Sutherland stars as a single, widowed father, Martin Bohm, who struggles to connect with his 11-year-old son Jake (David Mazouz). On tonight's preview of the "Pilot" episode, Martin discovers that his son is able to predict things before they take place. The episode includes Gugu Mbatha-Raw as social worker Clea Hopkins and guest star Danny Glover as Professor Arthur Teller.
Earlier this week, Sutherland took part in a press call with various media outlets to talk about his new series, what attracted him to the role of Martin Bohm, and about making his return to television.
At what point did you connect with your character and just know that this was a story that you wanted to tell and be a part of?
It was funny. I was doing a play in New York on Broadway. I had a film that I knew I was going to go do and so I read Touch almost reluctantly. I don't think I was completely ready to go back to television yet. I was enjoying some of the different opportunities that I had had. I think it was around page 30, I remember going, "Oh sh--..." which I just knew I would be so remiss if I didn't take the opportunity that Touch was. I identified with him out of the gate. There was something interesting, because obviously this is very different than 24.

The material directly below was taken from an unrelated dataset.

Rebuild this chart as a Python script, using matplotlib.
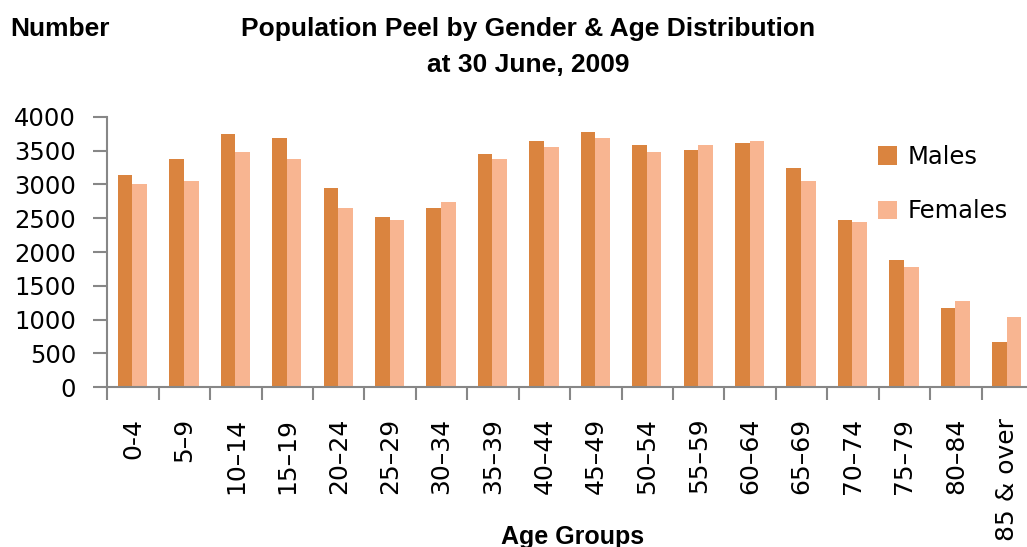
import matplotlib
matplotlib.use("Agg")
import matplotlib.pyplot as plt
import numpy as np
from matplotlib.patches import Patch

categories = ["0-4", "5\u20139", "10\u201314", "15\u201319", "20\u201324", "25\u201329",
              "30\u201334", "35\u201339", "40\u201344", "45\u201349", "50\u201354", "55\u201359",
              "60\u201364", "65\u201369", "70\u201374", "75\u201379", "80\u201384", "85 & over"]
males = [3145, 3375, 3745, 3680, 2940, 2510, 2645, 3445, 3645, 3780, 3575, 3510,
         3610, 3240, 2475, 1875, 1170, 675]
females = [3010, 3045, 3480, 3375, 2645, 2475, 2745, 3375, 3545, 3680, 3480, 3575,
           3645, 3045, 2445, 1780, 1275, 1040]
yticks = [0, 500, 1000, 1500, 2000, 2500, 3000, 3500, 4000]

male_color = "#DA843F"
female_color = "#F8B591"
axis_color = "#878787"
title_font = ["Liberation Sans", "DejaVu Sans"]

W, H = 1027, 547
fig = plt.figure(figsize=(W / 100, H / 100), dpi=100)

x0, x1 = 107.3, 1033.0
ybot, ytop = 387.3, 116.7
ax = fig.add_axes([x0 / W, (H - ybot) / H, (x1 - x0) / W, (ybot - ytop) / H])

x = np.arange(len(categories))
bw = 0.285
off = -0.01
ax.bar(x + off - bw / 2, males, width=bw, color=male_color, label="Males")
ax.bar(x + off + bw / 2, females, width=bw, color=female_color, label="Females")

ax.set_xlim(-0.5, len(categories) - 0.5)
ax.set_ylim(0, 4000)
ax.set_yticks(yticks)
ax.set_yticklabels([str(v) for v in yticks], fontsize=17.5)
ax.set_xticks(x)
ax.set_xticklabels(categories, rotation=90, fontsize=18, va="top", ha="center")
ax.tick_params(axis="x", which="major", length=0, pad=22)
ax.set_xticks(np.arange(-0.5, len(categories) + 0.5, 1), minor=True)
ax.tick_params(axis="x", which="minor", length=9, width=1.5, color=axis_color, direction="out")
ax.tick_params(axis="y", length=10, width=1.5, color=axis_color, direction="out", pad=12.5)

for s in ["top", "right"]:
    ax.spines[s].set_visible(False)
for s in ["left", "bottom"]:
    ax.spines[s].set_color(axis_color)
    ax.spines[s].set_linewidth(1.5)

handles = [Patch(facecolor=male_color, label="Males"),
           Patch(facecolor=female_color, label="Females")]
fig.legend(handles=handles, loc="upper left", bbox_to_anchor=(878 / W, 1 - 145 / H),
           frameon=False, fontsize=17.5, handlelength=0.8, handleheight=0.8,
           handletextpad=0.4, labelspacing=1.25, borderpad=0, borderaxespad=0)

fig.text(10 / W, 1 - 29 / H, "Number", fontsize=19, fontweight="bold",
         family=title_font, ha="left", va="center")
fig.text(528 / W, 1 - 29 / H, "Population Peel by Gender & Age Distribution",
         fontsize=19, fontweight="bold", family=title_font, ha="center", va="center")
fig.text(528 / W, 1 - 65 / H, "at 30 June, 2009",
         fontsize=19, fontweight="bold", family=title_font, ha="center", va="center")
fig.text(573 / W, 1 - 537 / H, "Age Groups", fontsize=18, fontweight="bold",
         family=title_font, ha="center", va="center")

fig.savefig("out.png", dpi=100)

Yet, there is a real similar through line in the kind of character of the man. Jack Bauer would be faced with unbelievable circumstances in the course of a day and he would never win completely. And this guy is never going to win either. He's never going to have the quintessential relationship of father and son. And yet, he perseveres and that's a great kind of character statement and so I identified with him greatly on that and I think as a parent as well, just the sense of responsibility combined with not knowing what to do all the time.
Even though this is again a heightened experience, I think every parent feels that. I certainly can speak for myself and say that I have during Camelia's pregnancy - for nine months I'd have these great fantasies of how I was going to be the greatest dad on the planet. And then [Sarah] was born and a kind of fear came over me like none other that I've ever had in my life. I was confronted with the fact that I really didn't know what I was doing and it was something that I was going to have to figure out as I went.